REQUIRED WORK> Leave out the pictures and set down exactly the lines from the start of the listing through the one with "const seriesNames = ['unreduced", both included.

Rows from a dataset of charts and code>
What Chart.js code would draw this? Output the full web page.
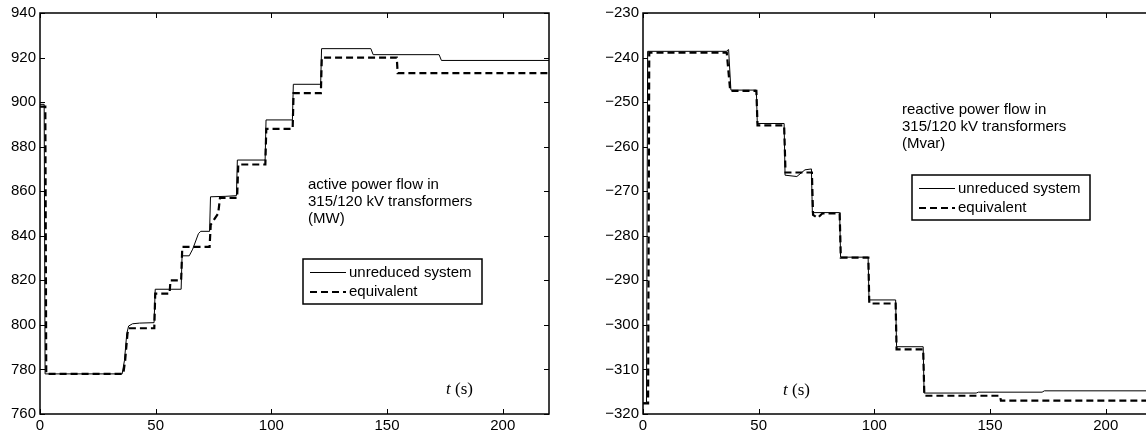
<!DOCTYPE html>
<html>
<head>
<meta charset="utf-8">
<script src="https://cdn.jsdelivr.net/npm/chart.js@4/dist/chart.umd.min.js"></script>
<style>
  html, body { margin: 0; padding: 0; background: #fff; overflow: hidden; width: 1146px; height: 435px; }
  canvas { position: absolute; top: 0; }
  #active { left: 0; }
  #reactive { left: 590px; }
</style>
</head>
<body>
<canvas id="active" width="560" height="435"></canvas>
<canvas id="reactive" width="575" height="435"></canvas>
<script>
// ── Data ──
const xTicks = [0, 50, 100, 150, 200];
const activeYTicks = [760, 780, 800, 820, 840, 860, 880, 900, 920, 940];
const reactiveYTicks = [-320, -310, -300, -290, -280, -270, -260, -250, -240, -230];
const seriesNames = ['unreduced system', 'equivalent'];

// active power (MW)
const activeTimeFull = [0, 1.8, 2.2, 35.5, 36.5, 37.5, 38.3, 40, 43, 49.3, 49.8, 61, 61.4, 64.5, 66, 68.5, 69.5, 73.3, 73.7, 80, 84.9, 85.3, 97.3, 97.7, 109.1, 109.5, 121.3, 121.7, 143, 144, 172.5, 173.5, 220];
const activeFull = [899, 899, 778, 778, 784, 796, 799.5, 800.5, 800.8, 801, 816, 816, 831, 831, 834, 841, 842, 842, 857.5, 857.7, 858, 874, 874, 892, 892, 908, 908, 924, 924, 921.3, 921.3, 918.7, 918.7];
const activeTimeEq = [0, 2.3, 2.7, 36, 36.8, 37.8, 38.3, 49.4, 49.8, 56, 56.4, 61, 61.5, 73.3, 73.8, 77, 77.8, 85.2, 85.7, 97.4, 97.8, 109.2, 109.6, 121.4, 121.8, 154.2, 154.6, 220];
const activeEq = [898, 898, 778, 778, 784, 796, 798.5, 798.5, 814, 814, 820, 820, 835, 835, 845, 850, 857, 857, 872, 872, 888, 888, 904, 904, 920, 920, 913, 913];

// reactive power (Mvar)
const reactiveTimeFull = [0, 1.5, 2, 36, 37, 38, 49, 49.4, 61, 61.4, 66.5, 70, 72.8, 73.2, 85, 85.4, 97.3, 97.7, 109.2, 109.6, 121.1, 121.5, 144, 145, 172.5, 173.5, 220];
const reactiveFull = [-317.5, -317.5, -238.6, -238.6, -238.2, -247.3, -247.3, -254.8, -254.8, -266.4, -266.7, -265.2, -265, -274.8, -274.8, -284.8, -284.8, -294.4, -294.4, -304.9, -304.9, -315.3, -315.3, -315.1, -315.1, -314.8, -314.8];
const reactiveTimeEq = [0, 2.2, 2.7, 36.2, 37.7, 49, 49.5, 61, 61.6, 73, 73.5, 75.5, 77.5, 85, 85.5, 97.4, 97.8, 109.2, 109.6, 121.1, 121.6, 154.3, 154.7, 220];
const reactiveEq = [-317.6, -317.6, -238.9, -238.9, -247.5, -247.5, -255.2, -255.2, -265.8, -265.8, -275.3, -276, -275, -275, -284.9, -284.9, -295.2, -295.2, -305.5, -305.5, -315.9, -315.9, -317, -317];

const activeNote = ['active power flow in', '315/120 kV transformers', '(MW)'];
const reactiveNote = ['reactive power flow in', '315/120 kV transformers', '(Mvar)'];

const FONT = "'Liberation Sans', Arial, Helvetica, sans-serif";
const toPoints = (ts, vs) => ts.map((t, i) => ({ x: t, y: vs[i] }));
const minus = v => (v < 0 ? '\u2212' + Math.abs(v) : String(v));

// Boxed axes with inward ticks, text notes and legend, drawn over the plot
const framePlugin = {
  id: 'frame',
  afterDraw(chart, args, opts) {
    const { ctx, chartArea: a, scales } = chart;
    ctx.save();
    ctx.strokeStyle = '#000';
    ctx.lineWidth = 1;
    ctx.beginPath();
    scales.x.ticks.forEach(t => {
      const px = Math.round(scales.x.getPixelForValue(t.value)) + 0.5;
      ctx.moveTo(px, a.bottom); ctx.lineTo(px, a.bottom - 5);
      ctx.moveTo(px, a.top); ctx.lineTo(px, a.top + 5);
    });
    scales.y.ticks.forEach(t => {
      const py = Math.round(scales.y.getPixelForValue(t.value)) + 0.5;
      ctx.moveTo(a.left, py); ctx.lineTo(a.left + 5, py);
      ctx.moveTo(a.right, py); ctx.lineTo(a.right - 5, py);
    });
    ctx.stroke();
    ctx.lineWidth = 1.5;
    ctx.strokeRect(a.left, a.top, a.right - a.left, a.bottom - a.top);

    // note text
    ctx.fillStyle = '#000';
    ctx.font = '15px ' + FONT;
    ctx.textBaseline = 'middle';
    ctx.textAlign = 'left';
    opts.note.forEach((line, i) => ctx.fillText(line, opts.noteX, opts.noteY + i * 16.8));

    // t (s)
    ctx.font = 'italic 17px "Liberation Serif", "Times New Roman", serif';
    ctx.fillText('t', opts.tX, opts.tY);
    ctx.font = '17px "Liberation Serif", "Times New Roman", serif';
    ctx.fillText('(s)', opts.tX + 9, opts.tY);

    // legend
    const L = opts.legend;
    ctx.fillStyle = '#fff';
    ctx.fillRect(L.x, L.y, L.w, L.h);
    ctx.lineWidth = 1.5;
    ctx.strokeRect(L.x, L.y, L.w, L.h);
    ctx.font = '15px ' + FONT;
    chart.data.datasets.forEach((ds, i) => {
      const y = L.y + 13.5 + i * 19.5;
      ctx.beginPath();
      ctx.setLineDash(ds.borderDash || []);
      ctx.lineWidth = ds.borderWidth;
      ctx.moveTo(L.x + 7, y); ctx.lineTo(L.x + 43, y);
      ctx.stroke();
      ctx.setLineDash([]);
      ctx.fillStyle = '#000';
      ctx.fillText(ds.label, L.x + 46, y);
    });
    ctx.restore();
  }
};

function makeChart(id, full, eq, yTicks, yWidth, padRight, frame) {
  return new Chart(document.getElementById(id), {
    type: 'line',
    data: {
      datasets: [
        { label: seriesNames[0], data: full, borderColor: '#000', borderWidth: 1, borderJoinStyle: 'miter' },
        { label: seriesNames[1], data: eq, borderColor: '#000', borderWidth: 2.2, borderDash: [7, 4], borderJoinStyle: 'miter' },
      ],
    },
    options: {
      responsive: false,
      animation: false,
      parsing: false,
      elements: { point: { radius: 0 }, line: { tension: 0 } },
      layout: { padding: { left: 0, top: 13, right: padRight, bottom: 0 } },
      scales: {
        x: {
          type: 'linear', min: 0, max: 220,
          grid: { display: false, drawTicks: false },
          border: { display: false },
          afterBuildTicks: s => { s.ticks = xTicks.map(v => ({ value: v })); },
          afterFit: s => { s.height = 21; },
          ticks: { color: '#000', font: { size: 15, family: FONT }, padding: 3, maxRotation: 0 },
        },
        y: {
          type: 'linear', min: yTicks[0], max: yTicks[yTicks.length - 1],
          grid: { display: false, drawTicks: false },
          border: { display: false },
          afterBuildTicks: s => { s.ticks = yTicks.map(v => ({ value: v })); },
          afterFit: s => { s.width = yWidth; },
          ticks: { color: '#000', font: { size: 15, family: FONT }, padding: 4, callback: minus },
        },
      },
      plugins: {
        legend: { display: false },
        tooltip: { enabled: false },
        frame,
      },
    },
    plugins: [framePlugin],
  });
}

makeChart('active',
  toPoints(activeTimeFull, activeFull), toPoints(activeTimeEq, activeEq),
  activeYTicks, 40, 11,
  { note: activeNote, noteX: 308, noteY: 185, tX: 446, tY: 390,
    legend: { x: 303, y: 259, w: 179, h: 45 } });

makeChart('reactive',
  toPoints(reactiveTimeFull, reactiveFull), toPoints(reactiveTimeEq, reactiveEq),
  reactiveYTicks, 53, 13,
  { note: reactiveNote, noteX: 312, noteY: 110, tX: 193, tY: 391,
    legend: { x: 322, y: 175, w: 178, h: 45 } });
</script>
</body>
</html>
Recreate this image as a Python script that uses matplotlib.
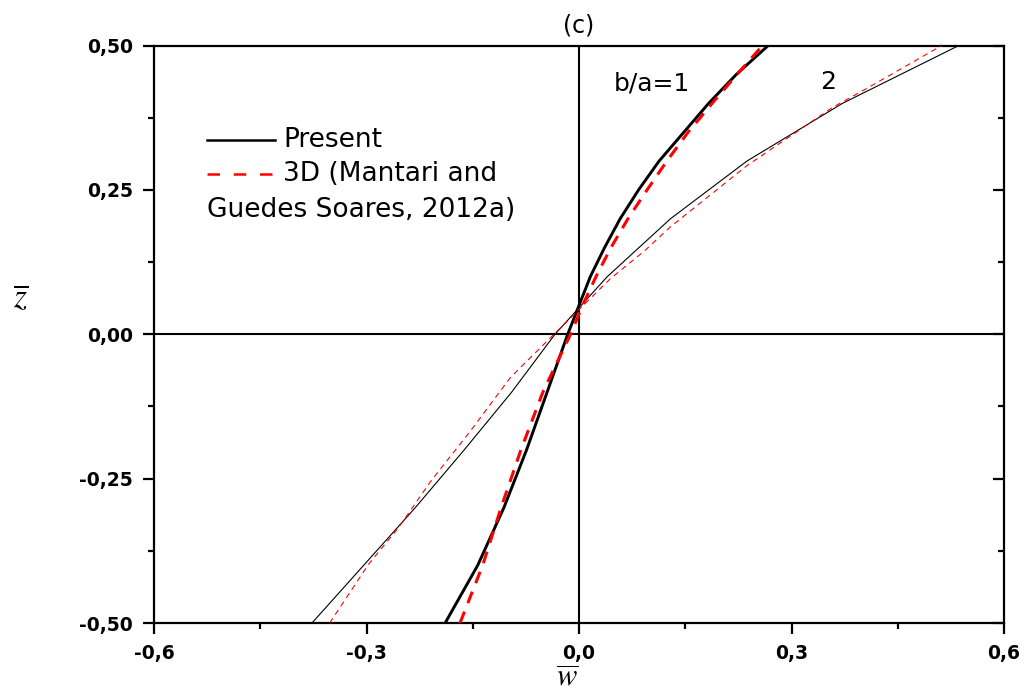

SOLUTION>
What Chart.js code would draw this? Output the full web page.
<!DOCTYPE html>
<html>
<head>
<meta charset="utf-8">
<script src="https://cdn.jsdelivr.net/npm/chart.js@4/dist/chart.umd.min.js"></script>
<style>
  html, body { margin: 0; padding: 0; background: #fff; overflow: hidden; width: 1146px; height: 435px; }
  canvas { position: absolute; top: 0; }
  #active { left: 0; }
  #reactive { left: 590px; }
</style>
</head>
<body>
<canvas id="active" width="560" height="435"></canvas>
<canvas id="reactive" width="575" height="435"></canvas>
<script>
// ── Data ──
const xTicks = [0, 50, 100, 150, 200];
const activeYTicks = [760, 780, 800, 820, 840, 860, 880, 900, 920, 940];
const reactiveYTicks = [-320, -310, -300, -290, -280, -270, -260, -250, -240, -230];
const seriesNames = ['unreduced system', 'equivalent'];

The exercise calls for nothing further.